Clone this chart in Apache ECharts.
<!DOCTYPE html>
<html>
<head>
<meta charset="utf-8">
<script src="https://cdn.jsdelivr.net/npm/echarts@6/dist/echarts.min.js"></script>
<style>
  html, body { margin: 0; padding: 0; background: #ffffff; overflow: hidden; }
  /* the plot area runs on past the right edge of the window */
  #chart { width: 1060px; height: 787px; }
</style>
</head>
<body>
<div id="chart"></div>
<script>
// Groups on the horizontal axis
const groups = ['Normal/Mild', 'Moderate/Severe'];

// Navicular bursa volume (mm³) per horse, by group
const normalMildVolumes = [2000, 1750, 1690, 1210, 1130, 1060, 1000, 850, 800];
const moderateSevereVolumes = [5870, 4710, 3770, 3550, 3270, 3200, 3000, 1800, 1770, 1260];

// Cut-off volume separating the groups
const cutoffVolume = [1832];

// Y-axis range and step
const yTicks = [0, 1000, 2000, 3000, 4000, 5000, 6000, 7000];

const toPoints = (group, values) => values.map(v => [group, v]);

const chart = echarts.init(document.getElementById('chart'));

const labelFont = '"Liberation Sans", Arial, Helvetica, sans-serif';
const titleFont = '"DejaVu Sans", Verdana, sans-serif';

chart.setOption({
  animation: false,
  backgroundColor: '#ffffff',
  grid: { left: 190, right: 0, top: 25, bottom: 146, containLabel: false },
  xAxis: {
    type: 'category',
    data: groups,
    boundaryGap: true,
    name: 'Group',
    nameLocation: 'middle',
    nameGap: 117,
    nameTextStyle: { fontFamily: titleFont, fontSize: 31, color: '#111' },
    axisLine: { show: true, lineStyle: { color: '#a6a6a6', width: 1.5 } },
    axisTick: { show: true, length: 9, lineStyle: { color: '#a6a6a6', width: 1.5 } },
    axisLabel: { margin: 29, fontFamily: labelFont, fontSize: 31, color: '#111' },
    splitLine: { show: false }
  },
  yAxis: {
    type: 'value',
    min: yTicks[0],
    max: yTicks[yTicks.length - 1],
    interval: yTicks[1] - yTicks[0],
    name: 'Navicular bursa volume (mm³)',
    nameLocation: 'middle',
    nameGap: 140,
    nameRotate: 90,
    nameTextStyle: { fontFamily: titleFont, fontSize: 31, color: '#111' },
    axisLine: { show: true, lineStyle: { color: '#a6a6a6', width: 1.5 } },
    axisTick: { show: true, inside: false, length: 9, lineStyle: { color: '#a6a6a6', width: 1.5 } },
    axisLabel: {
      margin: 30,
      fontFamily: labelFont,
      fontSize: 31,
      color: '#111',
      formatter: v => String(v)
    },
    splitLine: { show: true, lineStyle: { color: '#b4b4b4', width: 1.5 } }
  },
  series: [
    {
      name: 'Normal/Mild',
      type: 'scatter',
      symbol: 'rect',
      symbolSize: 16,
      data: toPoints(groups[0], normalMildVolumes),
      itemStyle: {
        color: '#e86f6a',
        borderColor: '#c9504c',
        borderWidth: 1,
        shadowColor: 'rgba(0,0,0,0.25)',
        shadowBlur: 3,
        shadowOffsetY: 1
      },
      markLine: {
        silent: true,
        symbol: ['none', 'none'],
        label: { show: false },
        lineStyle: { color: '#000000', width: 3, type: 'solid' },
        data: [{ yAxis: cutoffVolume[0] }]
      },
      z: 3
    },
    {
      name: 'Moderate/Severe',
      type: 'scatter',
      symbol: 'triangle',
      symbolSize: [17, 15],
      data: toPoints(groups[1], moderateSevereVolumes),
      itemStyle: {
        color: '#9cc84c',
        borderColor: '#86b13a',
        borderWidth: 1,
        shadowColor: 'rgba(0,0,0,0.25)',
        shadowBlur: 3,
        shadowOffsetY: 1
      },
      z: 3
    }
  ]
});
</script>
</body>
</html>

_ _ _ _ _

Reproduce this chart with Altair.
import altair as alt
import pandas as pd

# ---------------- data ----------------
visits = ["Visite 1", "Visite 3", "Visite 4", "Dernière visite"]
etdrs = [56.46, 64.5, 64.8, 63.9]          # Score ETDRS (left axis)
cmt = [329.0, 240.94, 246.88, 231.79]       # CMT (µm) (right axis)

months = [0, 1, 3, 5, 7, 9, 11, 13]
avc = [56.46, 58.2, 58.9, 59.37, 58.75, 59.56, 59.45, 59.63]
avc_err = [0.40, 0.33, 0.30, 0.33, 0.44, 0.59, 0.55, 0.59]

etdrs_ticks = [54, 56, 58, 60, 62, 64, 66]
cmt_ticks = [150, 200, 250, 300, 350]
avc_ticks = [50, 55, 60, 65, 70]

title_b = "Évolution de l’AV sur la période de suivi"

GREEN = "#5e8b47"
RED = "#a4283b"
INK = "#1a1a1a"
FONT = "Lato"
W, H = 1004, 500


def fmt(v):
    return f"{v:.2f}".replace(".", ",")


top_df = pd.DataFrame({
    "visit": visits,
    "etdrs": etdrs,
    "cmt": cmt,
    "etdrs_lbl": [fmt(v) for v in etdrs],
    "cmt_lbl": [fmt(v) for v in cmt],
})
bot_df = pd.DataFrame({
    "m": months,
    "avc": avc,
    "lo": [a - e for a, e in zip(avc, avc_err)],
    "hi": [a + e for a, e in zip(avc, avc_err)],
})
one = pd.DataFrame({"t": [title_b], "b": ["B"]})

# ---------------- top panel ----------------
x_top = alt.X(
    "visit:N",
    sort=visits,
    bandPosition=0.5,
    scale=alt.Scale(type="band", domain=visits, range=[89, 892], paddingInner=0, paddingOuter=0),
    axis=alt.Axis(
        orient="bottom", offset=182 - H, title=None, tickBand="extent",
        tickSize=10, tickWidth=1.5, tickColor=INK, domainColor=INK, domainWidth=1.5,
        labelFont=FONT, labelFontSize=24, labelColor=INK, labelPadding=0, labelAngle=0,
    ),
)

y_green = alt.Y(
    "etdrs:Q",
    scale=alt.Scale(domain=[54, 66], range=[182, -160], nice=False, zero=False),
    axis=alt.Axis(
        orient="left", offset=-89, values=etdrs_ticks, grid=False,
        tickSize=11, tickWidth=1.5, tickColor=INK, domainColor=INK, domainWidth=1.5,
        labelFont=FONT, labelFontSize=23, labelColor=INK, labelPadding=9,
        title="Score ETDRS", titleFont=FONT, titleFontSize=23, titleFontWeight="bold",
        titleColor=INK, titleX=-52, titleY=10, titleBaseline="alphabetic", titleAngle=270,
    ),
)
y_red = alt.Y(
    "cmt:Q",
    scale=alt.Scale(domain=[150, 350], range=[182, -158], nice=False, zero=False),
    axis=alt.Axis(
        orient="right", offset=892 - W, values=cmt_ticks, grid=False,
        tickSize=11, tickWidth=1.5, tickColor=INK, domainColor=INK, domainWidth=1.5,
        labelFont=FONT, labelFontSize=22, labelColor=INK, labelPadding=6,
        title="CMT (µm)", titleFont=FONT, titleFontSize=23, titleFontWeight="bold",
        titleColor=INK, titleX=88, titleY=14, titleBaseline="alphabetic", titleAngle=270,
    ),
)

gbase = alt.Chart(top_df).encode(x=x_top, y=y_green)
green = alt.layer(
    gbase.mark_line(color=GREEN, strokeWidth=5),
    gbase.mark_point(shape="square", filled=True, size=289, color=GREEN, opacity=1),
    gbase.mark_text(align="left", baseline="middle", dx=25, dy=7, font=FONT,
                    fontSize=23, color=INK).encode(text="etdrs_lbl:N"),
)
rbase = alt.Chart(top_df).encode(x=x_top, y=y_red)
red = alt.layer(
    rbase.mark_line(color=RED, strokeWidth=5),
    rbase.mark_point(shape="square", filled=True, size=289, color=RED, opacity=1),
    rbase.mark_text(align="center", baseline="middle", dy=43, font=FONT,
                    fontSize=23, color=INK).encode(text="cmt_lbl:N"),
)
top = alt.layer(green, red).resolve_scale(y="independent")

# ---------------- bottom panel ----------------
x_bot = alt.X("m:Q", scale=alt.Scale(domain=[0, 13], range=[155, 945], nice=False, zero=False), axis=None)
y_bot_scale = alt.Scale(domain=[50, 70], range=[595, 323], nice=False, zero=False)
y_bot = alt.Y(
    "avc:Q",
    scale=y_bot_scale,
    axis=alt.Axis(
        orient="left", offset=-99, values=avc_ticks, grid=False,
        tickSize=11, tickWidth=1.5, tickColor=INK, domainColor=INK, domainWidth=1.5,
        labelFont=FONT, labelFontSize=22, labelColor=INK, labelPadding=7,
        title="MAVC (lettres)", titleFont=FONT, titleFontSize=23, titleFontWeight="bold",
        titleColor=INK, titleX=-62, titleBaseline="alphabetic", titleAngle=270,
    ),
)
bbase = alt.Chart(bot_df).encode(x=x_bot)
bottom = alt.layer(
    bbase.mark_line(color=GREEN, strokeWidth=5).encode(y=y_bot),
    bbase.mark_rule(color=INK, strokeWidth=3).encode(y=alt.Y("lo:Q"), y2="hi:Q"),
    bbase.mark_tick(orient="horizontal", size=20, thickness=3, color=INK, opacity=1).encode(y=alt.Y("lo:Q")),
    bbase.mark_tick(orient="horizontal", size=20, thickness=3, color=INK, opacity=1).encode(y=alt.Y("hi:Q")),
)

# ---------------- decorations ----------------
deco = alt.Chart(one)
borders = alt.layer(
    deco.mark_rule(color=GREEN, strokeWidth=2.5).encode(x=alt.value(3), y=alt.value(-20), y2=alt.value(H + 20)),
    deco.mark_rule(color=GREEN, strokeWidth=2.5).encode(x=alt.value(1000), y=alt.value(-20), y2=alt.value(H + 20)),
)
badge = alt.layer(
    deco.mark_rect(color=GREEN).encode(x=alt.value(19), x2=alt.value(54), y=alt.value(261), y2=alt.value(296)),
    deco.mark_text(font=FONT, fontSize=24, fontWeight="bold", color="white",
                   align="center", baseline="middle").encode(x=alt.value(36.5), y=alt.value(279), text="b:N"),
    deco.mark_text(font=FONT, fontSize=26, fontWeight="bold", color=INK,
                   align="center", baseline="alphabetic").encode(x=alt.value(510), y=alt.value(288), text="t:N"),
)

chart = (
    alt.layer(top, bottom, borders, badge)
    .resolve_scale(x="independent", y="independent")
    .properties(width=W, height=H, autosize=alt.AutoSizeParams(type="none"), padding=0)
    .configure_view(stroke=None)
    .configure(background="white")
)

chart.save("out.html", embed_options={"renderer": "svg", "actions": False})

_ _ _ _ _

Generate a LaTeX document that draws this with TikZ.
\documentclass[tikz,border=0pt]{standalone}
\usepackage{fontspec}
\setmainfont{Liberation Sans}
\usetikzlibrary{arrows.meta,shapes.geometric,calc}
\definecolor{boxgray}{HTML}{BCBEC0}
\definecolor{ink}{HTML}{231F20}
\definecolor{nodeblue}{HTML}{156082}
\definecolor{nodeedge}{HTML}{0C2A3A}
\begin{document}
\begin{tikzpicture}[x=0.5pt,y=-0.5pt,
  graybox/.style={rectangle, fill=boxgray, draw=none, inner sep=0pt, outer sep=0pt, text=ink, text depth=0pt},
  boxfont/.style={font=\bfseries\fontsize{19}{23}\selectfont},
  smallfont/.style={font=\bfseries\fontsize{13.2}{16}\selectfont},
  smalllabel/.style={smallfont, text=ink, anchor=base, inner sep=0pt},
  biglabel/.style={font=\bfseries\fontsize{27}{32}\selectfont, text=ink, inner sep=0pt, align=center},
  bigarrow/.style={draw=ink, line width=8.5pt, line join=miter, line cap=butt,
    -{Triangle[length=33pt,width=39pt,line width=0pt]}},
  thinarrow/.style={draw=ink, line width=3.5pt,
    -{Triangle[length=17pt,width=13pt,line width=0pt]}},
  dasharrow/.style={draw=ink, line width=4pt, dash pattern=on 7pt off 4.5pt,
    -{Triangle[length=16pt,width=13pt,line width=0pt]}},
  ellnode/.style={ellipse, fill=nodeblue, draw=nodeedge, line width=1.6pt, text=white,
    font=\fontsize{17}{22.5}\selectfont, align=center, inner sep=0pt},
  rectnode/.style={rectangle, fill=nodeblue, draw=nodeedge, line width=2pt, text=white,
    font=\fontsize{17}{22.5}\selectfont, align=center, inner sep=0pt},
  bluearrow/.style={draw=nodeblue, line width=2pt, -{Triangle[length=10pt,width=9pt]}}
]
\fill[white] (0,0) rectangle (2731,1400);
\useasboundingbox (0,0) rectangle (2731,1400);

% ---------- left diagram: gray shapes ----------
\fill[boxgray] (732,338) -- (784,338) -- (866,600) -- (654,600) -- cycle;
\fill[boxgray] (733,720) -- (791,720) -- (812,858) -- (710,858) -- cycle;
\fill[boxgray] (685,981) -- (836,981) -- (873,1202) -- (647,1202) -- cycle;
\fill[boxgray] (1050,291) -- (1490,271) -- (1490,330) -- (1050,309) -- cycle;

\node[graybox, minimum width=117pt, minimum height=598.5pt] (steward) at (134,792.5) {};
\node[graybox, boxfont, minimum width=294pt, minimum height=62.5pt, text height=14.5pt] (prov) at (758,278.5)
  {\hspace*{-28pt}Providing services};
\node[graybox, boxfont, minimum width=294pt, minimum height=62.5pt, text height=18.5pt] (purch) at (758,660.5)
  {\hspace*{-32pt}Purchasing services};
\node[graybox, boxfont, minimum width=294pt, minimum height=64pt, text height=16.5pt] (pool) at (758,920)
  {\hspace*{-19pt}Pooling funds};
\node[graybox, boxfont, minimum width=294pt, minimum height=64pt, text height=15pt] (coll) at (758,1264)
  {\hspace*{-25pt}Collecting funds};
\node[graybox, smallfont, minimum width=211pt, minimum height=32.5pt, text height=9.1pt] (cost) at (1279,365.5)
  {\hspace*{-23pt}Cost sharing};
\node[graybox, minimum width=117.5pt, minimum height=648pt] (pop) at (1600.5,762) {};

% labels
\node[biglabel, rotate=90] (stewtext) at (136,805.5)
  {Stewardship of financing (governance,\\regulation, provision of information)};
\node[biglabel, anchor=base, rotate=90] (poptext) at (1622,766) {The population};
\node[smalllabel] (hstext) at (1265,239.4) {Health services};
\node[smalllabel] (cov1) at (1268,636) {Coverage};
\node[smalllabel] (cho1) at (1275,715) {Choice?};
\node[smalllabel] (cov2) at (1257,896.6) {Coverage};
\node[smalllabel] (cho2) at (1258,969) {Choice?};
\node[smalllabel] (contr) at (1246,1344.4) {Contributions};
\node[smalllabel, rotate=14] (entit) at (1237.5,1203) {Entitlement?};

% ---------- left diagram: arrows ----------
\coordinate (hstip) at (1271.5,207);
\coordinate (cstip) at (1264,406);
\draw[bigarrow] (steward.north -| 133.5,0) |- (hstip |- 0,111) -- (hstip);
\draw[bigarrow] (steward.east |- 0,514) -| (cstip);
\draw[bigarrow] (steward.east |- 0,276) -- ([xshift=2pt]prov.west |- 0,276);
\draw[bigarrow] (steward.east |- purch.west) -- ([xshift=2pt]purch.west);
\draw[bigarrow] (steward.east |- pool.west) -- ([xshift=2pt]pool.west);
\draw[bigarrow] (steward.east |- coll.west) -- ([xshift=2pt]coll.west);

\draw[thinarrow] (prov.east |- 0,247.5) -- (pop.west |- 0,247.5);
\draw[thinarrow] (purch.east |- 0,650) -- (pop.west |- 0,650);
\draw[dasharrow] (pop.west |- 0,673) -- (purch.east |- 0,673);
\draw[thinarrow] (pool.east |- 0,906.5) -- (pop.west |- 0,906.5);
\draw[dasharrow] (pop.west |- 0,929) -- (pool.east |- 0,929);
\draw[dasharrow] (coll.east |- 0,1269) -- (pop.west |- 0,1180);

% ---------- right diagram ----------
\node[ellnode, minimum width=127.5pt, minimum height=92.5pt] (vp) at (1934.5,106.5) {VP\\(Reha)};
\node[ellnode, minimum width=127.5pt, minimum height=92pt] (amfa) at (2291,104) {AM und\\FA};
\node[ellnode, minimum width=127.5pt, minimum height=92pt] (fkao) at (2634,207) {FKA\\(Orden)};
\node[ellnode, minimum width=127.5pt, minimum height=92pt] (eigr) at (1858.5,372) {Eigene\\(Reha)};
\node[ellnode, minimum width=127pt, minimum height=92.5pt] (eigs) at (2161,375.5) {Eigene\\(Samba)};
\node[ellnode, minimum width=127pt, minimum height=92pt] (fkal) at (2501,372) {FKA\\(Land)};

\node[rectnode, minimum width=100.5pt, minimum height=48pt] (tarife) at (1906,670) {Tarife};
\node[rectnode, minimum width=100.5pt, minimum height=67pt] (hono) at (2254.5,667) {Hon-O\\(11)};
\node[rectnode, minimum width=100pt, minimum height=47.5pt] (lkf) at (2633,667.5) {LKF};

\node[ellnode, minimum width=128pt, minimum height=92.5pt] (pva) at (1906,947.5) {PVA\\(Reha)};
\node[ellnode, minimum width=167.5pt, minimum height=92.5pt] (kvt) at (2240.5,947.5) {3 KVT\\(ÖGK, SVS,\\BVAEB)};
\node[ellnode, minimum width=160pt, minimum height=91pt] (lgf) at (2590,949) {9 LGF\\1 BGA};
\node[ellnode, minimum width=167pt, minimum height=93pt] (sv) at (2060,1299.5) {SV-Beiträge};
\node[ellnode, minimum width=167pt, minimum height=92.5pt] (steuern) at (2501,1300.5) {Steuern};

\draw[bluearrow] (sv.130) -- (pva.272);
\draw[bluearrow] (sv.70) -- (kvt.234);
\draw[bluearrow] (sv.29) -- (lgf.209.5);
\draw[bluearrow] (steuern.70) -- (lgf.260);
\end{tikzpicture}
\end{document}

_ _ _ _ _

Among the entries above, locate the lines containing "Clone this chart in Apache ECharts." and "const groups = ['Normal/Mild', 'Moderate/Severe'];", and transcribe exactly those two lines and all lines between.

— Problem solution —
Clone this chart in Apache ECharts.
<!DOCTYPE html>
<html>
<head>
<meta charset="utf-8">
<script src="https://cdn.jsdelivr.net/npm/echarts@6/dist/echarts.min.js"></script>
<style>
  html, body { margin: 0; padding: 0; background: #ffffff; overflow: hidden; }
  /* the plot area runs on past the right edge of the window */
  #chart { width: 1060px; height: 787px; }
</style>
</head>
<body>
<div id="chart"></div>
<script>
// Groups on the horizontal axis
const groups = ['Normal/Mild', 'Moderate/Severe'];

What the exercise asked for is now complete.